On Wed, Feb 26, 2025 at 09:08:53AM +0500, Andrey Borodin wrote:
> Looks like the oversight in 9d9b9d4. IMO the fix is correct.
if (pg_atomic_read_u32(&slot->pss_pid) != 0)
{
- SpinLockRelease(&slot->pss_mutex);
elog(LOG, "process %d taking over ProcSignal slot %d, but it's not empty",
MyProcPid, MyProcNumber);
}
This fix is not correct. No system function calls (well basically
most of them) or even more no PostgreSQL-specific calls should happen
while holding a spinlock. elog() is a good example of what not to do.

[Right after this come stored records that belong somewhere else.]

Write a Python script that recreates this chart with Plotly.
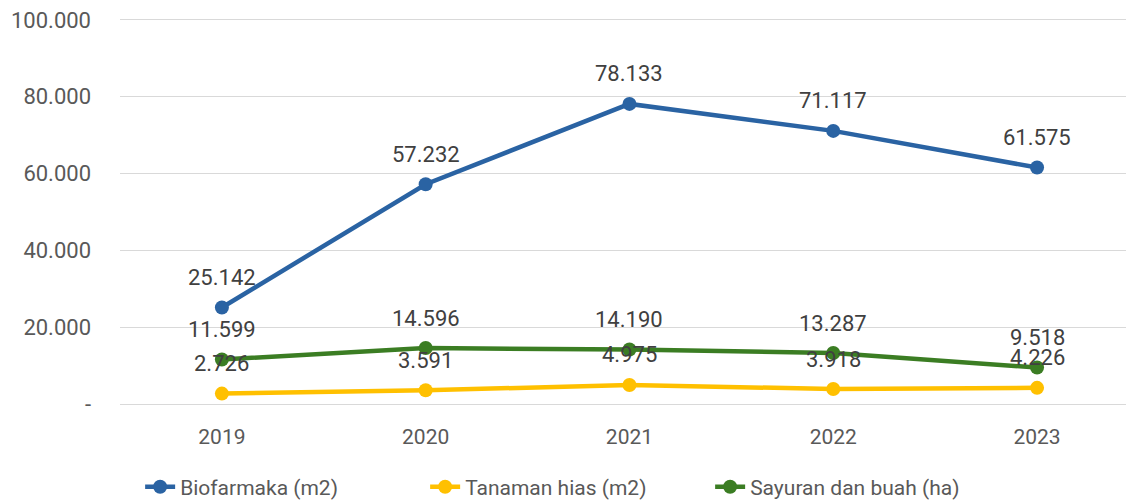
import plotly.graph_objects as go

years = ["2019", "2020", "2021", "2022", "2023"]
biofarmaka = [25142, 57232, 78133, 71117, 61575]
tanaman_hias = [2726, 3591, 4975, 3918, 4226]
sayuran_buah = [11599, 14596, 14190, 13287, 9518]

series = [
    ("Biofarmaka (m2)", biofarmaka, "#2A63A3"),
    ("Tanaman hias (m2)", tanaman_hias, "#FFC000"),
    ("Sayuran dan buah (ha)", sayuran_buah, "#3B7D23"),
]

ytickvals = [0, 20000, 40000, 60000, 80000, 100000]
yticktext = ["-", "20.000", "40.000", "60.000", "80.000", "100.000"]

FONT = "Roboto, Arial, sans-serif"


def fmt(v):
    return f"{v:,}".replace(",", ".")


fig = go.Figure()
annotations = []
for name, vals, color in series:
    fig.add_trace(go.Scatter(
        x=list(range(len(years))), y=vals, name=name,
        mode="lines+markers",
        line=dict(color=color, width=4.5),
        marker=dict(color=color, size=14),
    ))
    for i, v in enumerate(vals):
        annotations.append(dict(
            x=i, y=v, xref="x", yref="y", text=fmt(v), showarrow=False,
            yshift=30, font=dict(family=FONT, size=22, color="#404040"),
        ))

fig.update_layout(
    width=1134, height=501,
    margin=dict(l=112, r=0, t=10, b=103, autoexpand=False),
    paper_bgcolor="white", plot_bgcolor="white",
    font=dict(family=FONT, size=21, color="#595959"),
    annotations=annotations,
    showlegend=True,
    legend=dict(orientation="h", x=0.438, xanchor="center", y=-0.209, yanchor="middle",
                font=dict(family=FONT, size=21, color="#595959"),
                entrywidth=240, entrywidthmode="pixels",
                traceorder="normal", tracegroupgap=0),
)
fig.update_xaxes(
    tickvals=list(range(len(years))), ticktext=years,
    range=[-0.5, 4.515], showgrid=False, zeroline=False, automargin=False,
    showline=False, ticks="", ticklabelstandoff=16,
    tickfont=dict(family=FONT, size=21, color="#595959"),
)
fig.update_yaxes(
    range=[-500, 100500], tickvals=ytickvals, ticktext=yticktext, automargin=False,
    showgrid=True, gridcolor="#D9D9D9", gridwidth=1.3, zeroline=False,
    showline=False, ticks="", ticklabelstandoff=28, ticklabeloverflow="allow",
    tickfont=dict(family=FONT, size=22, color="#595959"),
)

fig.write_html("out.html")
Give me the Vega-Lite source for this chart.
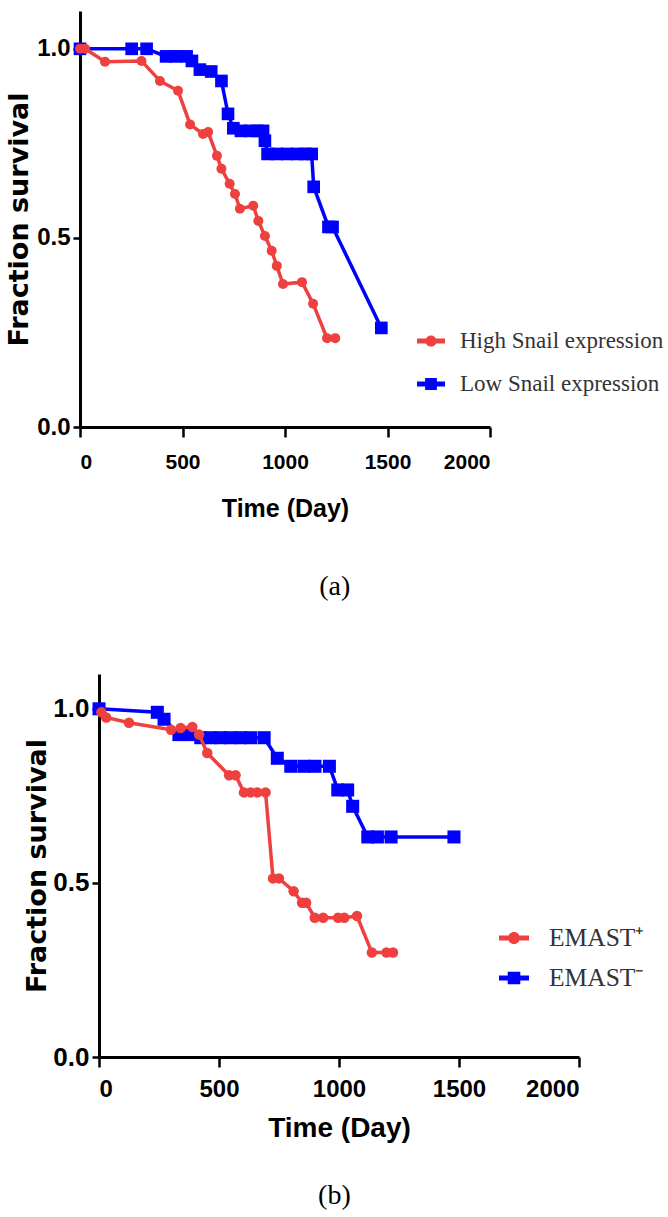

One example: imagine a palloc failure while holding this spinlock in
this elog().
The code should be restructured so as we read pss_pid while holding
the spinlock, release the spinlock, and then LOG. Based on the
structure of this routine, you could just assign a boolean to decide
if something should be logged and delay the LOG until the spinlock is
released, because we don't intend an early exit like in
CleanupProcSignalState(). In ~16, ProcSignalInit() is able to LOG
things early, but the ProcSignal is forced even if pss_pid is set, so
delaying the LOG to be generated after updating ProcSignal does not
matter.
--
Michael